Teamsters 117 secretary-treasurer John Scearcy said in a statement Monday: "We agree with the Court's ruling in the case. But ultimately the issue is not whether the Freedom Foundation adhered to statutory timelines. They clearly did not. Instead, the case represents another failed attempt by an anti-union organization to strip away the rights of workers and deprive working families of a voice."
The Freedom Foundation argued in a press release that it filed two citizen actions "against labor unions in Washington state and one against a national union for failure to disclose millions of dollars in political spending, and one against the state of Washington for illegally assisting in union political fundraising." The news release said "the justices threw out the Freedom Foundation's remaining citizen action cases on a technicality based on an unprecedented and indefensible interpretation of the decades-old process, effectively letting the state and unions off the hook for their violations."
The Freedom Foundation sent two notices of the alleged violations in each case to the Attorney General and prosecutors. There's an enforcement period after each notice during which the government can start an enforcement action.
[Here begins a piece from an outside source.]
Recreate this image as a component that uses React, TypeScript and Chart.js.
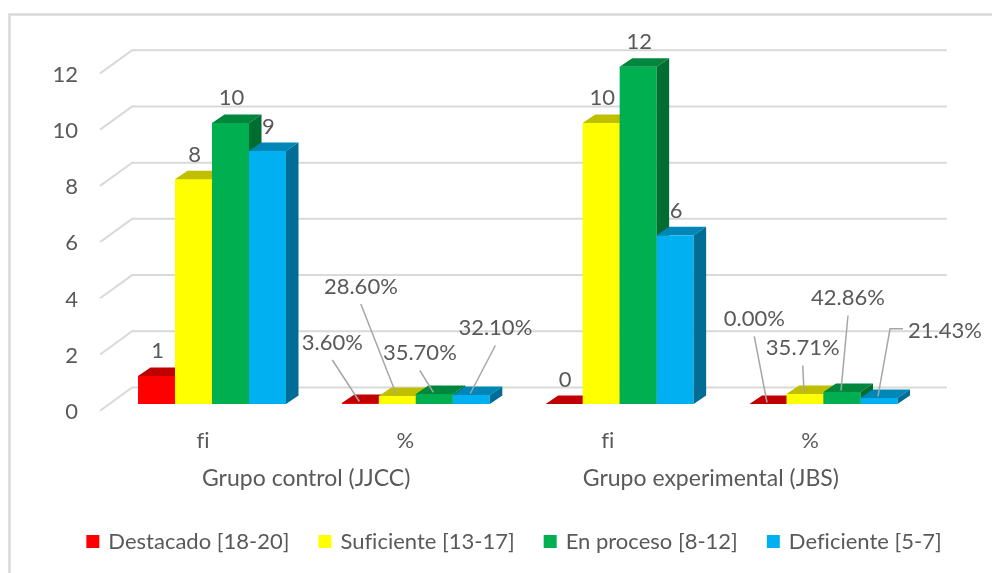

The high court found that the law required the Freedom Foundation to file its citizen's action within 10 days of the second enforcement period if the government hadn't acted.
In the Teamsters Local 117 case it took 74 days, in the SEIU PEAF case it took 16 days, and in the Inslee case it took more than a year and a half.
"We interpret the FCPA's former citizen's action provisions to require a person to file their citizen's action within 10 days after the government's second enforcement period has passed without the government taking action on the person's allegations," Stephens wrote in the opinion signed by Justices Charles W. Johnson, Susan Owens, Mary I. Yu and Raquel Montoya-Lewis. "This interpretation gives meaning and purpose to every part of the law. The Foundation's proposed alternatives render some text superfluous, strain the natural meaning of words and phrases, and undermine legislative intent as expressed in the plain words of the statute."
Justices Steven C. González, Barbara A. Madsen, Sheryl Gordon McCloud and G. Helen Whitener dissented.
"I can barely figure out what that notice provision means," Gordon McCloud wrote. "It is almost impossible to tell the subject to which its 'ten days' applies or the day those 10 days start to run. It's not fair to force plaintiffs to comply with that kind of indecipherable notice provision on pain of losing their right to come to court at all."
Gordon McCloud's dissent continued in part: "I would interpret the notice provision in a different, more commonsense manner: one providing a deadline for the proposed plaintiff to send a second notice, which gives the government a second chance to act on the private citizen's complaint and thereby preempt the citizen's proposed action, and which preserves the two-year statute of limitations as the only deadline for the filing of a private citizen's action."